La gestion des politiques de l’habitat

Même si elle est moins visible pour les usa­gers indi­vi­duels la ges­tion pour le compte de l’É­tat, en dia­logue avec les col­lec­ti­vi­tés locales, des poli­tiques d’aide à la créa­tion de loge­ments, notam­ment sociaux, est un des rôles essen­tiels des DDE d’aujourd’hui.

Les freins de toute nature à la créa­tion d’une offre suf­fi­sante de loge­ments pou­vant accueillir les plus faibles mais aus­si de loge­ments tout court sont en effet tels que l’É­tat est bien sou­vent le seul à pou­voir prendre en charge les arbi­trages néces­saires. La ges­tion conjointe de la par­ti­ci­pa­tion de l’É­tat aux poli­tiques de déve­lop­pe­ment urbain et des inter­ven­tions finan­cières pour la créa­tion de loge­ments sociaux est donc au coeur du métier du ser­vice tech­nique de l’É­tat en charge de l’a­mé­na­ge­ment durable des ter­ri­toires. On peut pré­voir et espé­rer que des inter­com­mu­na­li­tés larges et fortes viennent dans ce domaine prendre leur part de la ges­tion du » bien com­mun » mais ce sera cer­tai­ne­ment long et partiel. 

Concevoir de nouveaux services

» L’a­mé­na­ge­ment durable « , tel qu’il figure dans l’in­ti­tu­lé du MEDAD, cor­res­pond glo­ba­le­ment à ce que le citoyen peut attendre d’un ser­vice tech­nique de l’É­tat pour le moyen et le long terme même si des poli­tiques plus spé­ci­fiques doivent être gérées (agri­cul­ture, éner­gie, trans­ports, etc.).
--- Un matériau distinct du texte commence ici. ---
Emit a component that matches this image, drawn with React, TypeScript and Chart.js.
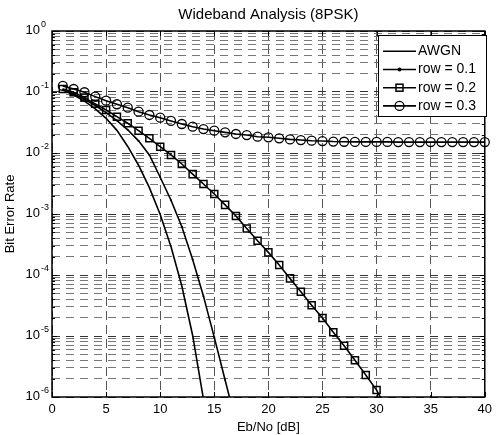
import React, { useEffect, useRef } from 'react';
import { Chart, registerables } from 'chart.js';

Chart.register(...registerables);

const FONT = "'Liberation Sans', Arial, Helvetica, sans-serif";

// ---- text ----
const chartTitle = 'Wideband Analysis (8PSK)';
const xAxisTitle = 'Eb/No [dB]';
const yAxisTitle = 'Bit Error Rate';
const seriesNames = ['AWGN', 'row = 0.1', 'row = 0.2', 'row = 0.3'];

// ---- ticks ----
const xTickValues = [0, 5, 10, 15, 20, 25, 30, 35, 40];
const yDecadeExponents = [0, -1, -2, -3, -4, -5, -6];

// ---- data ----
const ebnoAwgn = [1, 2, 3, 4, 5, 6, 7, 8, 9, 10, 11, 12, 13, 14, 15];
const berAwgn = [0.108, 0.089, 0.071, 0.053, 0.037, 0.0235, 0.0128, 0.0063, 0.0027, 0.00098, 0.00029, 0.000066, 0.0000102, 0.00000092, 0.000000045];

const ebnoRow01 = [1, 2, 3, 4, 5, 6, 7, 8, 9, 10, 11, 12, 13, 14, 15, 16, 17];
const berRow01 = [0.11, 0.093, 0.076, 0.06, 0.046, 0.034, 0.024, 0.0158, 0.0093, 0.004, 0.00168, 0.00062, 0.00018, 0.000045, 0.0000095, 0.0000019, 0.00000038];

const ebnoRow02 = [1, 2, 3, 4, 5, 6, 7, 8, 9, 10, 11, 12, 13, 14, 15, 16, 17, 18, 19, 20, 21, 22, 23, 24, 25, 26, 27, 28, 29, 30, 31];
const berRow02 = [0.112, 0.099, 0.081, 0.064, 0.0507, 0.0394, 0.0307, 0.0232, 0.0174, 0.0127, 0.0093, 0.0066, 0.0045, 0.0031, 0.00213, 0.00141, 0.00093, 0.00058, 0.000365, 0.000235, 0.000146, 0.000088, 0.000053, 0.000032, 0.0000197, 0.0000115, 0.0000069, 0.000004, 0.0000023, 0.0000013, 0.0000006];

const ebnoRow03 = [1, 2, 3, 4, 5, 6, 7, 8, 9, 10, 11, 12, 13, 14, 15, 16, 17, 18, 19, 20, 21, 22, 23, 24, 25, 26, 27, 28, 29, 30, 31, 32, 33, 34, 35, 36, 37, 38, 39, 40];
const berRow03 = [0.126, 0.112, 0.099, 0.084, 0.072, 0.063, 0.0554, 0.0476, 0.042, 0.0379, 0.0335, 0.0299, 0.027, 0.0247, 0.0232, 0.0218, 0.0205, 0.0197, 0.0185, 0.0181, 0.0174, 0.0167, 0.0163, 0.0159, 0.0157, 0.0154, 0.0153, 0.0152, 0.0152, 0.0152, 0.0152, 0.0151, 0.0151, 0.0151, 0.0151, 0.0151, 0.0151, 0.0151, 0.0151, 0.0151];

const toPoints = (xs: number[], ys: number[]) => xs.map((x, i) => ({ x, y: ys[i] }));

const isDecade = (v: number) => Math.abs(Math.log10(v) - Math.round(Math.log10(v))) < 1e-9;

const yGridValues: number[] = (() => {
  const out: number[] = [];
  const exps = [...yDecadeExponents].sort((a, b) => a - b);
  for (let i = 0; i < exps.length - 1; i++) {
    for (let k = 1; k <= 9; k++) out.push(parseFloat((k * Math.pow(10, exps[i])).toPrecision(3)));
  }
  out.push(Math.pow(10, exps[exps.length - 1]));
  return out;
})();

function drawMarker(ctx: CanvasRenderingContext2D, kind: string, x: number, y: number) {
  ctx.save();
  ctx.strokeStyle = '#000';
  ctx.fillStyle = '#000';
  ctx.setLineDash([]);
  if (kind === 'dot') {
    ctx.beginPath();
    ctx.arc(x, y, 2, 0, Math.PI * 2);
    ctx.fill();
  } else if (kind === 'rect') {
    ctx.lineWidth = 1.5;
    ctx.strokeRect(x - 3.5, y - 3.5, 7, 7);
  } else if (kind === 'circle') {
    ctx.lineWidth = 1.3;
    ctx.beginPath();
    ctx.arc(x, y, 4.5, 0, Math.PI * 2);
    ctx.stroke();
  }
  ctx.restore();
}

const markerKinds = ['none', 'dot', 'rect', 'circle'];

const decorPlugin = {
  id: 'matlabDecor',
  afterDraw(chart: any) {
    const { ctx, chartArea: a, scales } = chart;
    const xs = scales.x;
    const ys = scales.y;
    ctx.save();
    ctx.setLineDash([]);
    ctx.strokeStyle = '#000';

    // inner tick marks
    ctx.lineWidth = 1;
    ctx.beginPath();
    for (const v of xTickValues) {
      const px = Math.round(xs.getPixelForValue(v)) + 0.5;
      ctx.moveTo(px, a.bottom);
      ctx.lineTo(px, a.bottom - 5);
      ctx.moveTo(px, a.top);
      ctx.lineTo(px, a.top + 5);
    }
    for (const v of yGridValues) {
      const py = Math.round(ys.getPixelForValue(v)) + 0.5;
      const len = isDecade(v) ? 5 : 3;
      ctx.moveTo(a.left, py);
      ctx.lineTo(a.left + len, py);
      ctx.moveTo(a.right, py);
      ctx.lineTo(a.right - len, py);
    }
    ctx.stroke();

    // axes box
    ctx.lineWidth = 1.5;
    ctx.strokeRect(a.left, a.top, a.right - a.left, a.bottom - a.top);

    // y labels 10^e
    ctx.fillStyle = '#000';
    for (const e of yDecadeExponents) {
      const py = ys.getPixelForValue(Math.pow(10, e));
      ctx.font = `13px ${FONT}`;
      ctx.textAlign = 'right';
      ctx.textBaseline = 'middle';
      ctx.fillText('10', a.left - 12, py - 1);
      ctx.font = `9px ${FONT}`;
      ctx.textAlign = 'left';
      ctx.textBaseline = 'alphabetic';
      ctx.fillText(String(e), a.left - 11, py - 4);
    }

    // title
    ctx.font = `15px ${FONT}`;
    ctx.textAlign = 'center';
    ctx.textBaseline = 'middle';
    ctx.fillText(chartTitle, (a.left + a.right) / 2, 15);

    // x axis title
    ctx.font = `13px ${FONT}`;
    ctx.fillText(xAxisTitle, (a.left + a.right) / 2, 427);

    // y axis title
    ctx.save();
    ctx.translate(10, (a.top + a.bottom) / 2);
    ctx.rotate(-Math.PI / 2);
    ctx.fillText(yAxisTitle, 0, 0);
    ctx.restore();

    // legend
    const L = 378.5, T = 35.5, R = 486.5, B = 116.5;
    ctx.fillStyle = '#fff';
    ctx.fillRect(L, T, R - L, B - T);
    ctx.strokeStyle = '#000';
    ctx.lineWidth = 1;
    ctx.strokeRect(L, T, R - L, B - T);
    seriesNames.forEach((name, i) => {
      const y = 51.3 + i * 18.2;
      ctx.beginPath();
      ctx.lineWidth = 1.6;
      ctx.moveTo(383, y);
      ctx.lineTo(416, y);
      ctx.stroke();
      drawMarker(ctx, markerKinds[i], 399.5, y);
      ctx.fillStyle = '#000';
      ctx.font = `14px ${FONT}`;
      ctx.textAlign = 'left';
      ctx.textBaseline = 'middle';
      ctx.fillText(name, 418, y);
    });

    ctx.restore();
  },
};

export default function App() {
  const ref = useRef<HTMLCanvasElement>(null);

  useEffect(() => {
    if (!ref.current) return;
    const lineBase = {
      borderColor: '#000',
      borderWidth: 1.6,
      tension: 0,
      fill: false,
      pointBorderColor: '#000',
      pointBackgroundColor: 'rgba(0,0,0,0)',
    };
    const chart = new Chart(ref.current, {
      type: 'line',
      data: {
        datasets: [
          { ...lineBase, label: seriesNames[0], data: toPoints(ebnoAwgn, berAwgn), pointRadius: 0 },
          { ...lineBase, label: seriesNames[1], data: toPoints(ebnoRow01, berRow01), pointRadius: 1, pointStyle: 'circle', pointBackgroundColor: '#000', pointBorderWidth: 0 },
          { ...lineBase, label: seriesNames[2], data: toPoints(ebnoRow02, berRow02), pointRadius: 5, pointStyle: 'rect', pointBorderWidth: 1.5 },
          { ...lineBase, label: seriesNames[3], data: toPoints(ebnoRow03, berRow03), pointRadius: 4.5, pointStyle: 'circle', pointBorderWidth: 1.3, clip: { left: 6, right: 6, top: 0, bottom: 0 } },
        ],
      } as any,
      options: {
        responsive: false,
        animation: false,
        devicePixelRatio: 1,
        events: [],
        layout: { padding: { top: 31, right: 9, left: 0, bottom: 0 } },
        plugins: {
          legend: { display: false },
          tooltip: { enabled: false },
          title: { display: false },
        },
        scales: {
          x: {
            type: 'linear',
            min: 0,
            max: 40,
            afterBuildTicks: (s: any) => {
              s.ticks = xTickValues.map((v) => ({ value: v }));
            },
            afterFit: (s: any) => {
              s.height = 38;
            },
            grid: { color: '#555', lineWidth: 1, drawTicks: false },
            border: { display: false, dash: [9, 5] },
            ticks: {
              color: '#000',
              font: { family: FONT, size: 13 },
              padding: 5,
              autoSkip: false,
              maxRotation: 0,
              callback: (v: any) => String(v),
            },
          },
          y: {
            type: 'logarithmic',
            min: 1e-6,
            max: 1,
            afterBuildTicks: (s: any) => {
              s.ticks = yGridValues.map((v) => ({ value: v, major: isDecade(v) }));
            },
            afterFit: (s: any) => {
              s.width = 52;
            },
            grid: {
              color: (c: any) => (c.tick && c.tick.major ? '#333' : '#777'),
              lineWidth: 1,
              drawTicks: false,
            },
            border: { display: false, dash: [8, 6] },
            ticks: { display: false, autoSkip: false },
          },
        },
      } as any,
      plugins: [decorPlugin],
    });
    return () => chart.destroy();
  }, []);

  return (
    <div style={{ position: 'fixed', left: 0, top: 0, width: 497, height: 435, background: '#fff' }}>
      <canvas ref={ref} width={497} height={435} style={{ display: 'block', width: 497, height: 435 }} />
    </div>
  );
}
L’ef­fi­cience de la dépense publique amè­ne­ra à conce­voir de nou­veaux ser­vices autour de cette notion d’a­mé­na­ge­ment durable et consa­crés aux com­pé­tences de l’É­tat. Les effec­tifs de ces futurs ser­vices seront net­te­ment infé­rieurs à ceux des anciennes DDE mais la part des cadres sera plus impor­tante et sur­tout les cultures plus diverses. Ils pour­ront selon le niveau géo­gra­phique et les éven­tuelles évo­lu­tions de la com­po­si­tion gou­ver­ne­men­tale tra­vailler pour un ou plu­sieurs ministères.

Il est en tout cas sou­hai­table pour l’ef­fi­ca­ci­té de la dépense publique que ces minis­tères employeurs mettent en place une struc­ture unique de ges­tion de ces ser­vices et d’a­bord de choix des femmes et des hommes appe­lés à les ani­mer. Il fau­dra faire une richesse de la diver­si­té des corps d’o­ri­gine en ban­nis­sant toute poli­tique de quotas.

Il est sur­tout néces­saire de leur gar­der une iden­ti­té propre de ser­vices de culture tech­nique dont l’ac­tion soit cen­trée sur les inté­rêts à moyen et long terme de notre pays.